### Problem details
Skip all pictures, then copy the lines from the start of the data through the line with "(root) at (583.5,504.5)", keeping both ends.

************

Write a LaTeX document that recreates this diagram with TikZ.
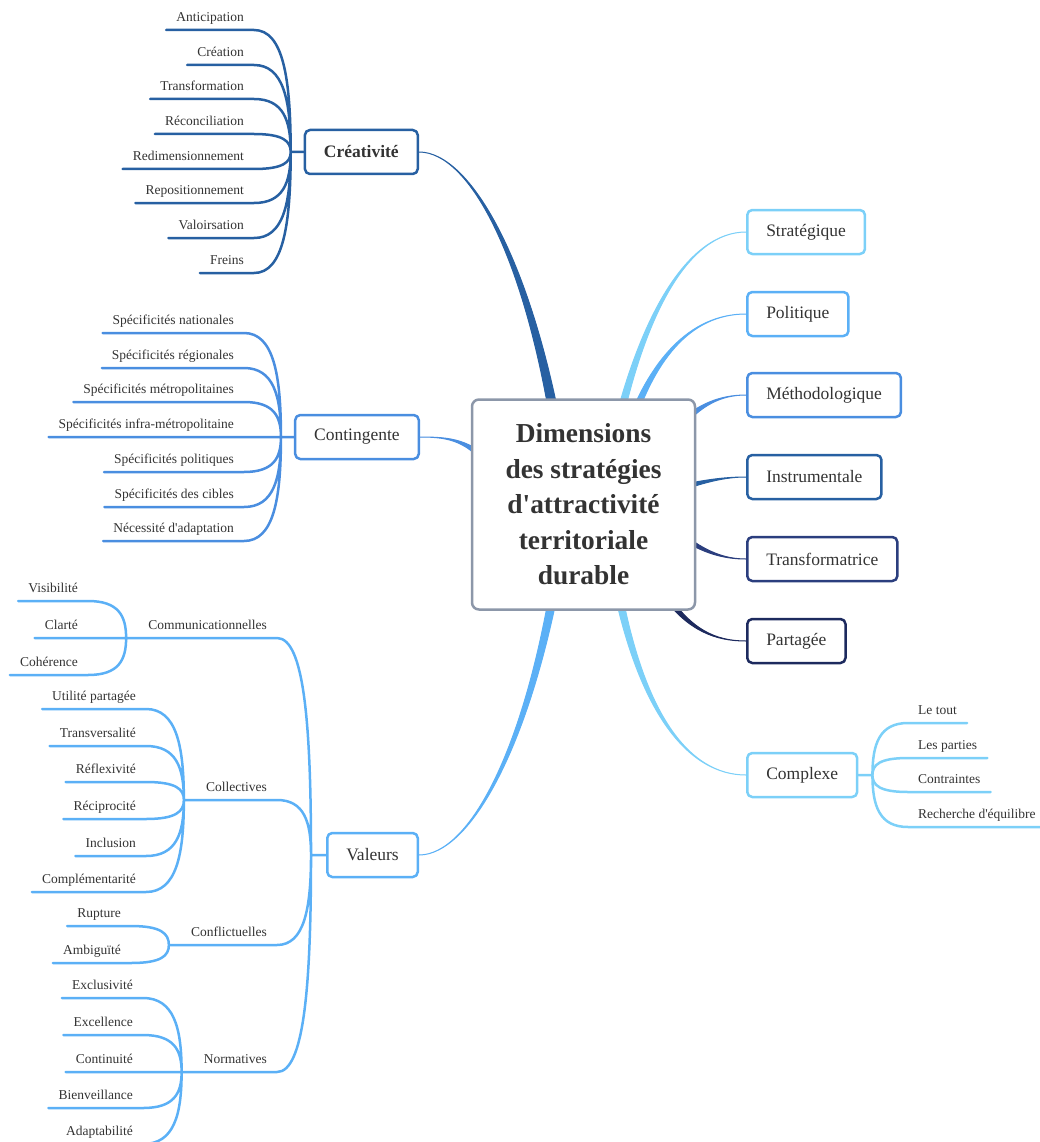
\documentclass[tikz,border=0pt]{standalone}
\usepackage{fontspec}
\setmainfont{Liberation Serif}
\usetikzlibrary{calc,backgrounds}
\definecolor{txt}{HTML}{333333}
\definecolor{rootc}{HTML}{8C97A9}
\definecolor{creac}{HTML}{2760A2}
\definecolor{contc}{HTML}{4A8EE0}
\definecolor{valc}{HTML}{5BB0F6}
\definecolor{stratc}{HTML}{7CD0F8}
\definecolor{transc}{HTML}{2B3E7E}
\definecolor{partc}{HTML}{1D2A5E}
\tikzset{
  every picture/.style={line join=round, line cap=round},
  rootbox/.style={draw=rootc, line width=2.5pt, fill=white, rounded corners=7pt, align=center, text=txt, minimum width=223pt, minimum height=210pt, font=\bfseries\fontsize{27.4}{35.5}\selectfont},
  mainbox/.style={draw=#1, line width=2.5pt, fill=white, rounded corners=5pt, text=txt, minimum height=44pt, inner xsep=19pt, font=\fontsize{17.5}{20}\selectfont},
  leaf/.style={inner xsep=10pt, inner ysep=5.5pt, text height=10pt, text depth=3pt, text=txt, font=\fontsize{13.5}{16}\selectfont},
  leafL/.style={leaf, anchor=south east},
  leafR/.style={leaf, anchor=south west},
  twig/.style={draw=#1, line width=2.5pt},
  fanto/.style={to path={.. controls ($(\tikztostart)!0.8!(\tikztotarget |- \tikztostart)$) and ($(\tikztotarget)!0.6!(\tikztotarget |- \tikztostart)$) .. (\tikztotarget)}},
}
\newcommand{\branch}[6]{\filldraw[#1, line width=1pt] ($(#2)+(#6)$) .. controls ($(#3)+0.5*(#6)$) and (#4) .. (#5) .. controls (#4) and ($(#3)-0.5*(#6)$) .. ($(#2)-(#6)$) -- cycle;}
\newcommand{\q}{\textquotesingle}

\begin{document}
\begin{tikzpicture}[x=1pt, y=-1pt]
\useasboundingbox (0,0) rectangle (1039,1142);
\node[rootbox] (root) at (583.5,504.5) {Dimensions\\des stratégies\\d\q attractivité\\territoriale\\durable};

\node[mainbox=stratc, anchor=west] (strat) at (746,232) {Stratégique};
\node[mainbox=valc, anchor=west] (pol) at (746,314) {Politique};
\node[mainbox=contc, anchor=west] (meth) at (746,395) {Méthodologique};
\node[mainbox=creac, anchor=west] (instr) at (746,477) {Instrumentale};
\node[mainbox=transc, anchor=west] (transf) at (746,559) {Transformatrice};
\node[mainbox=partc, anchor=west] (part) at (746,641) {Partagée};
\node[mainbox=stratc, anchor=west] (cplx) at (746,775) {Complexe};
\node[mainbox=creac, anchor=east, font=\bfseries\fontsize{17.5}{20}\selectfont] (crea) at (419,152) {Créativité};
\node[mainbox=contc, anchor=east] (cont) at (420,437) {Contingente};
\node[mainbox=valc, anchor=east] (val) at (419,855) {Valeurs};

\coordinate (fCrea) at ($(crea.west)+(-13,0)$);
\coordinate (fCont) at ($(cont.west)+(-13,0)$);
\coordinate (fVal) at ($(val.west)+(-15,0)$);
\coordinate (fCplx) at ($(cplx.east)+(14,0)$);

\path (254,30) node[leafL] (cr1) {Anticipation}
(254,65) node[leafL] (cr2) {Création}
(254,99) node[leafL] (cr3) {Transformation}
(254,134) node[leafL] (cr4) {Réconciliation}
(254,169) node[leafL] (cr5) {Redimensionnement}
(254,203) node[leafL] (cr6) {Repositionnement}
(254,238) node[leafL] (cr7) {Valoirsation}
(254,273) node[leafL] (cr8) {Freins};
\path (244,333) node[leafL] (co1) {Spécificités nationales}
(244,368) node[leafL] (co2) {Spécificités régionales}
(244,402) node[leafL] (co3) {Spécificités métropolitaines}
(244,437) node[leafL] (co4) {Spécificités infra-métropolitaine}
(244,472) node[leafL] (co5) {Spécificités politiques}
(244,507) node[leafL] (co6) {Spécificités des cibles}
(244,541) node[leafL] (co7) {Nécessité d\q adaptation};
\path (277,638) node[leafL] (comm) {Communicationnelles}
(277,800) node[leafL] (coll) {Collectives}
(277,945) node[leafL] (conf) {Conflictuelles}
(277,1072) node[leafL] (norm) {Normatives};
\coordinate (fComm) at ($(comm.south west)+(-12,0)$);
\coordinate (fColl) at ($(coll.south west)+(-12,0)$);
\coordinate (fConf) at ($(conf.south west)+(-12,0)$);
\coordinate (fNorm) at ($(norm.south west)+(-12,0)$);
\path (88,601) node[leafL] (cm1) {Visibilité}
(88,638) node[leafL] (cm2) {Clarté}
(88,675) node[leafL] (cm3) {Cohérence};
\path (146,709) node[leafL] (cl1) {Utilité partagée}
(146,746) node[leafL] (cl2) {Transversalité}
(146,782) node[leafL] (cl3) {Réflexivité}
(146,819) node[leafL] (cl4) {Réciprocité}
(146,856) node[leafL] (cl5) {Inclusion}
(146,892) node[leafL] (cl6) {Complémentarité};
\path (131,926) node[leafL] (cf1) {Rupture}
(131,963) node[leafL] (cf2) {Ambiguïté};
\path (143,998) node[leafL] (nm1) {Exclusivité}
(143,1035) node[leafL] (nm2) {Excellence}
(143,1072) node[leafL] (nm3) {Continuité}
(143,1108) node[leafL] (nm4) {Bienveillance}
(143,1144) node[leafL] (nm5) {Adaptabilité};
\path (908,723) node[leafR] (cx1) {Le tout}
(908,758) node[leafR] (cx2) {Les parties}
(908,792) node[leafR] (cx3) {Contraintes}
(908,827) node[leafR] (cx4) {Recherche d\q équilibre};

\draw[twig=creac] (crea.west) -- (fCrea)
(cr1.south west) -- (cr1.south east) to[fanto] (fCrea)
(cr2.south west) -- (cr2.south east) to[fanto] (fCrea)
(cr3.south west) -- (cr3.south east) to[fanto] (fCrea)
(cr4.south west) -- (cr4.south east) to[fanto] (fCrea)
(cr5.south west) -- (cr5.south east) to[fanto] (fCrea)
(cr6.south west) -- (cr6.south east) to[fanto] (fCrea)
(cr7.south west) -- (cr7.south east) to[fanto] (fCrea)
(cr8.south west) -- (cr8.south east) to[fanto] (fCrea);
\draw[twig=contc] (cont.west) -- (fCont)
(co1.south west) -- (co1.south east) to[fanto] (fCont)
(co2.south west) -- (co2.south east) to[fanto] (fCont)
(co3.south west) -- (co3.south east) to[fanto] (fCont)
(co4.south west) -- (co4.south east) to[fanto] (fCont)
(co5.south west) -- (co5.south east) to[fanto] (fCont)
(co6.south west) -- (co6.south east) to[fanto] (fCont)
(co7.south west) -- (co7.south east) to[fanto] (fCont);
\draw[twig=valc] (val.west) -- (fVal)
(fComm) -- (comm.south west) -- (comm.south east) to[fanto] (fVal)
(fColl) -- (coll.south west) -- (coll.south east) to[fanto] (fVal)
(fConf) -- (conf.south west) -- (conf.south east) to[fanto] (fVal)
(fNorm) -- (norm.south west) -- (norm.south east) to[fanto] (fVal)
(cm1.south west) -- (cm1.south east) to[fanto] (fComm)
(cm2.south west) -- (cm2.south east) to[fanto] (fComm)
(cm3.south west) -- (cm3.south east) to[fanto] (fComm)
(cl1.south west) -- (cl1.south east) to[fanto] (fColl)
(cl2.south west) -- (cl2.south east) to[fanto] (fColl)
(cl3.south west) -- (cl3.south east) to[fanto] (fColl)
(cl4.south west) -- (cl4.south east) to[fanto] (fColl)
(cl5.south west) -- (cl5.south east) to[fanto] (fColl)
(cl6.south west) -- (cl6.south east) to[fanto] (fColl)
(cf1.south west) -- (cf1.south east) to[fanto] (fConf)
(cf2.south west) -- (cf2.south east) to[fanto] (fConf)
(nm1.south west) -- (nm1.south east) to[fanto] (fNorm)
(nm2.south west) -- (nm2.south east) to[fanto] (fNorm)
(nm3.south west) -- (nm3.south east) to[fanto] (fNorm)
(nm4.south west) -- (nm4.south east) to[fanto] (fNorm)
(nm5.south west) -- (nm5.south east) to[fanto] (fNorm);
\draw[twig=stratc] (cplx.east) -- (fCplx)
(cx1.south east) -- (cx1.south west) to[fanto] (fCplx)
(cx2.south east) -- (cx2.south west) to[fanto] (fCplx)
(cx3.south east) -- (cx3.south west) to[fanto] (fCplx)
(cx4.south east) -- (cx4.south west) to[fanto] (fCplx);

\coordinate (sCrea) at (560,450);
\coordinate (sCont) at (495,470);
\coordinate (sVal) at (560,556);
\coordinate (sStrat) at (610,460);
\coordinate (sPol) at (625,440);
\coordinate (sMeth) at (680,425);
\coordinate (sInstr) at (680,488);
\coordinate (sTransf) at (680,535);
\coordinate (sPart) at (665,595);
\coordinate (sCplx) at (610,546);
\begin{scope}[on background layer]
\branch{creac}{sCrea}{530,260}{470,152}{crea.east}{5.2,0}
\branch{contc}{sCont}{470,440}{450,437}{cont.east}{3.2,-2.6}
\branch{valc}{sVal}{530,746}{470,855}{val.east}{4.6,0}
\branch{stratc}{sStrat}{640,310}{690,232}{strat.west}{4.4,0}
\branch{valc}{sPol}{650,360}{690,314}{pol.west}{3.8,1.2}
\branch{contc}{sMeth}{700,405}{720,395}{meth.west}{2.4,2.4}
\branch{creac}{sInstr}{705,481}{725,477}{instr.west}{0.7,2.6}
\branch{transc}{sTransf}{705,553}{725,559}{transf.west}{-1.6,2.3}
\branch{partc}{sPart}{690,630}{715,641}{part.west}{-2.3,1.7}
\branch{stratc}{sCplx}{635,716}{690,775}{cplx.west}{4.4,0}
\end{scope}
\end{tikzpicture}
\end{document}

************

### Response for this exercise
Write a LaTeX document that recreates this diagram with TikZ.
\documentclass[tikz,border=0pt]{standalone}
\usepackage{fontspec}
\setmainfont{Liberation Serif}
\usetikzlibrary{calc,backgrounds}
\definecolor{txt}{HTML}{333333}
\definecolor{rootc}{HTML}{8C97A9}
\definecolor{creac}{HTML}{2760A2}
\definecolor{contc}{HTML}{4A8EE0}
\definecolor{valc}{HTML}{5BB0F6}
\definecolor{stratc}{HTML}{7CD0F8}
\definecolor{transc}{HTML}{2B3E7E}
\definecolor{partc}{HTML}{1D2A5E}
\tikzset{
  every picture/.style={line join=round, line cap=round},
  rootbox/.style={draw=rootc, line width=2.5pt, fill=white, rounded corners=7pt, align=center, text=txt, minimum width=223pt, minimum height=210pt, font=\bfseries\fontsize{27.4}{35.5}\selectfont},
  mainbox/.style={draw=#1, line width=2.5pt, fill=white, rounded corners=5pt, text=txt, minimum height=44pt, inner xsep=19pt, font=\fontsize{17.5}{20}\selectfont},
  leaf/.style={inner xsep=10pt, inner ysep=5.5pt, text height=10pt, text depth=3pt, text=txt, font=\fontsize{13.5}{16}\selectfont},
  leafL/.style={leaf, anchor=south east},
  leafR/.style={leaf, anchor=south west},
  twig/.style={draw=#1, line width=2.5pt},
  fanto/.style={to path={.. controls ($(\tikztostart)!0.8!(\tikztotarget |- \tikztostart)$) and ($(\tikztotarget)!0.6!(\tikztotarget |- \tikztostart)$) .. (\tikztotarget)}},
}
\newcommand{\branch}[6]{\filldraw[#1, line width=1pt] ($(#2)+(#6)$) .. controls ($(#3)+0.5*(#6)$) and (#4) .. (#5) .. controls (#4) and ($(#3)-0.5*(#6)$) .. ($(#2)-(#6)$) -- cycle;}
\newcommand{\q}{\textquotesingle}

\begin{document}
\begin{tikzpicture}[x=1pt, y=-1pt]
\useasboundingbox (0,0) rectangle (1039,1142);
\node[rootbox] (root) at (583.5,504.5) {Dimensions\\des stratégies\\d\q attractivité\\territoriale\\durable};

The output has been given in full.